China Restrictions Tighten, Hasbro opens Gaming division, and Netflix acquires Night School Studio
Netflix buys Night School Studio
Earlier this year Netflix announced they were expanding into the world of video game entertainment and they’ve now made one of their first big steps. They announced on Tuesday that they’d acquired indie developer Night School Studio best known for their first game Oxenfree. Night School Studio is currently working on a sequel for Oxenfree, development of which will continue under Netflix’s name. This is the first studio to join with Netflix but definitely not the last. A representative of Netflix said “We’ll continue working with developers around the world and hiring the best talent in the industry to deliver a great collection of exclusive games designed for every kind of gamer and any level of play.”
Hasbro also expands into the video games arena.
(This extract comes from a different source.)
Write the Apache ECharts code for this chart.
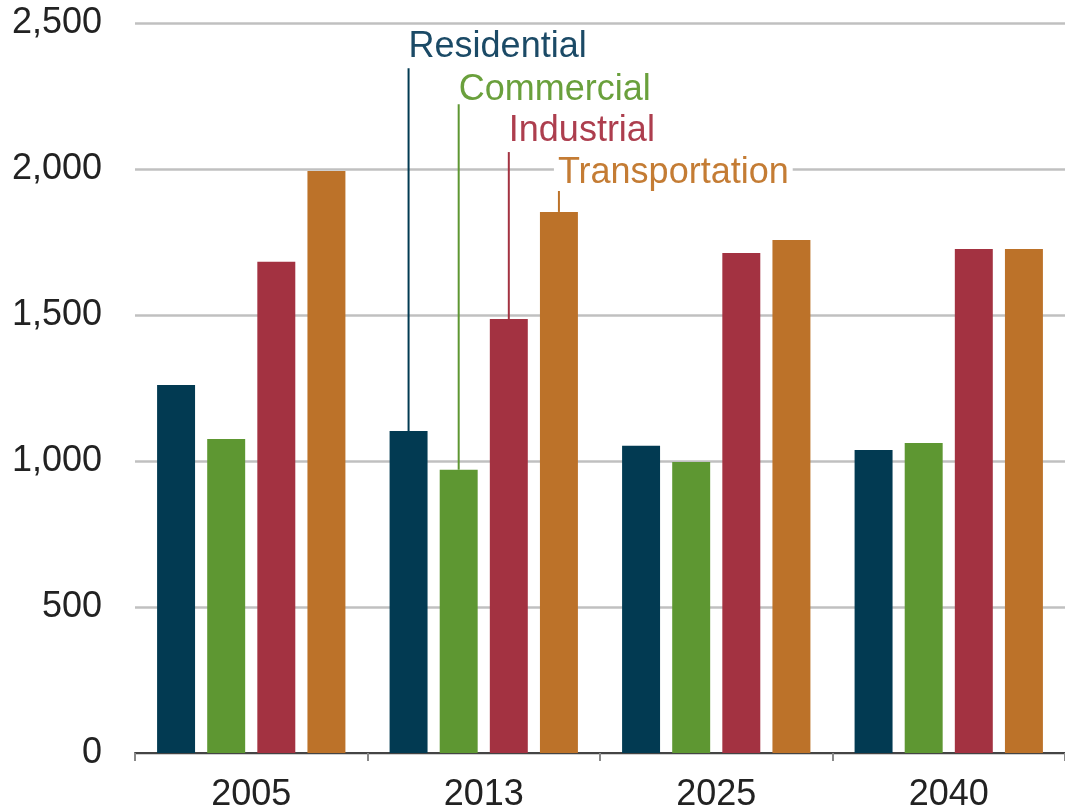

Hasbro is a huge media corporation, controlling IP across toys, board games, and TV shows. They’ve recently begun the move to produce video games based on some of their brands, beginning with opening a AAA game division and studio. Hasbro’s Wizards of the Coast, currently responsible for games like Dungeons & Dragons or Magic the Gathering, will take the helm of the New Raleigh-Durham Studio. It is based in North Carolina, and the division will be focused on both console and PC games that are based on Hasbro properties. Hasbro has already announced some of the franchises that will be getting a AAA game – Transformers, G.I. Joe, Micronauts, and even Ouija, but the possibilities beyond that are almost endless.
China’s restrictions on gaming tighten further.
In recent weeks we’ve seen strict regulations introduced in China limiting the time people can spend playing video games and what sort of content is allowed in Chinese video games. On Monday the 27th China released it’s 10-Year national guidelines for children’s development, detailing more rules and steps to better classify games, review content, limit game time and protect children’s personal information and privacy. They also called on operators who provide online services including social media, live streaming, audio and video streaming to limit the time and money minors spend online. Despite potential negative impacts most of China’s gaming companies have come on board with these changes, more than 200 recently making a pledge to remain compliant with the new regulations, to self-regulate within the industry, and to ban content depicting “sissy men,” “gay love” and “money worship,” as well as those deemed “politically harmful” or “historically nihilistic.” While most are compliant, some companies have been looking for loopholes to exploit. To combat this, China has launched a new website for citizens to report rule-breaking. Many consumers have expressed discontent with the new rules on social media. Some pointed out that the age of sexual consent, at 14, was now four years younger than the age at which people can game without limit. Unfortunately for them, it seems restrictions will only tighten for the foreseeable future.